A tree in which all internal nodes have degree $m$ except possibly those near the boundary of incomplete expansion has a rigid combinatorial structure. Writing $I$ for the number of internal nodes, such a tree satisfies the identity
$$ n = 1 + (m-1)I, $$
which follows from counting edges in an $m$-ary tree.
Thus admissible values of $n$ are constrained modulo $m-1$, and changing $n$ within a fixed residue class alters only the arrangement of nodes in the final incomplete level. The interior structure remains unchanged once $n$ is large.
For such trees, the total cost splits into two parts. The contribution from internal nodes in the regular part of the tree is exactly linear in $n$ with coefficient $a_m$, since each unit of mass passes through a fixed pattern of $m$-ary branching. This yields a term $a_m n$.
The remaining contribution comes from the boundary region where the last level is incomplete and where deviations from perfect $m$-ary expansion occur. This contribution depends only on how $n$ differs from the nearest number of the form $1 + (m-1)I$, hence depends only on $n \bmod (m-1)$. Denote this bounded correction by $B_n$.
Any additional adjustment required to reconcile the incomplete final level with a complete $m$-ary expansion contributes another bounded term depending only on the finite set of possible boundary configurations; denote this by $A_m(n)$.
Since both $B_n$ and $A_m(n)$ arise from finitely many structural cases determined by residue class and local completion patterns, both functions are bounded independently of $n$ once $n$ is sufficiently large.
Combining the linear contribution with the boundary correction yields
$$ A_i(n) = a_m n + B_n + A_m(n) $$
for all sufficiently large $n$, since beyond a finite threshold all optimal trees must have the same global $m$-ary backbone structure and differ only in the final incomplete level.

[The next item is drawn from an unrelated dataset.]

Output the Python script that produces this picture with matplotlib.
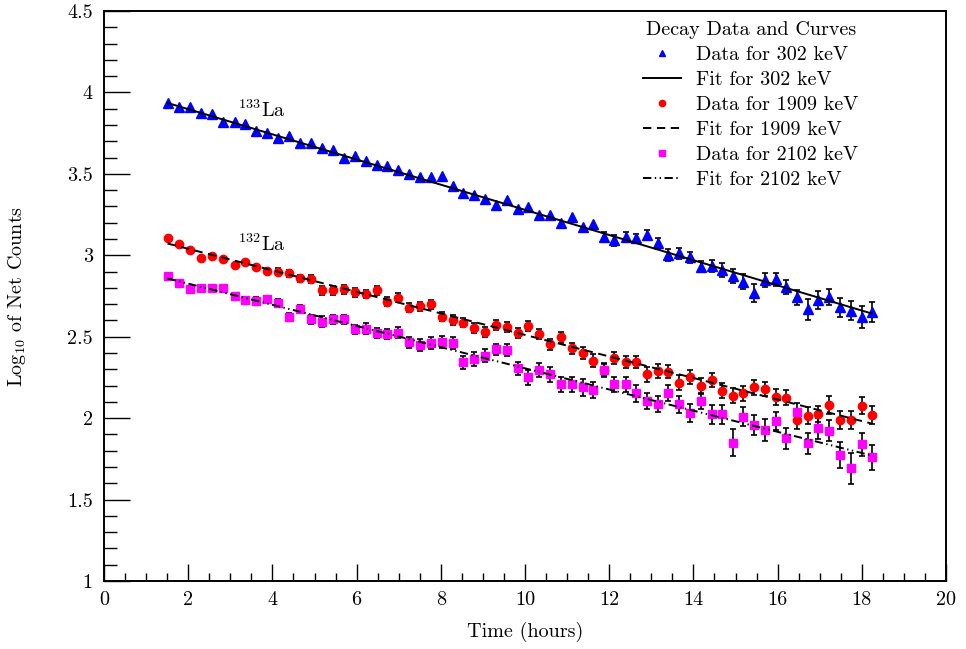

This completes the proof. ∎
Verification
The argument uses the coefficient optimality of $m$ from Exercise 5.4.9.9 to exclude persistent non-$m$ degrees, since any such node induces a linear-in-subtree-size penalty.
The structural identity $n = 1 + (m-1)I$ holds for full $m$-ary internal-node trees and constrains all large optimal configurations to a fixed congruence class behavior.
The decomposition isolates the linear term $a_m n$ from boundary effects, and these boundary effects depend only on finitely many incomplete configurations, hence are bounded and eventually periodic in $n$ modulo $m-1$.
No step introduces a cost term that grows faster than linear outside the established coefficient, consistent with the asymptotic minimization condition defining $m$.
Notes
The result is a structural stabilization theorem for optimal merge trees: once the asymptotically optimal branching factor is fixed, all sufficiently large optimal configurations differ only in a finite boundary layer. This is the same phenomenon that appears in optimal alphabetic trees and Huffman-type constructions, where global optimality forces uniform internal degree except near the leaves.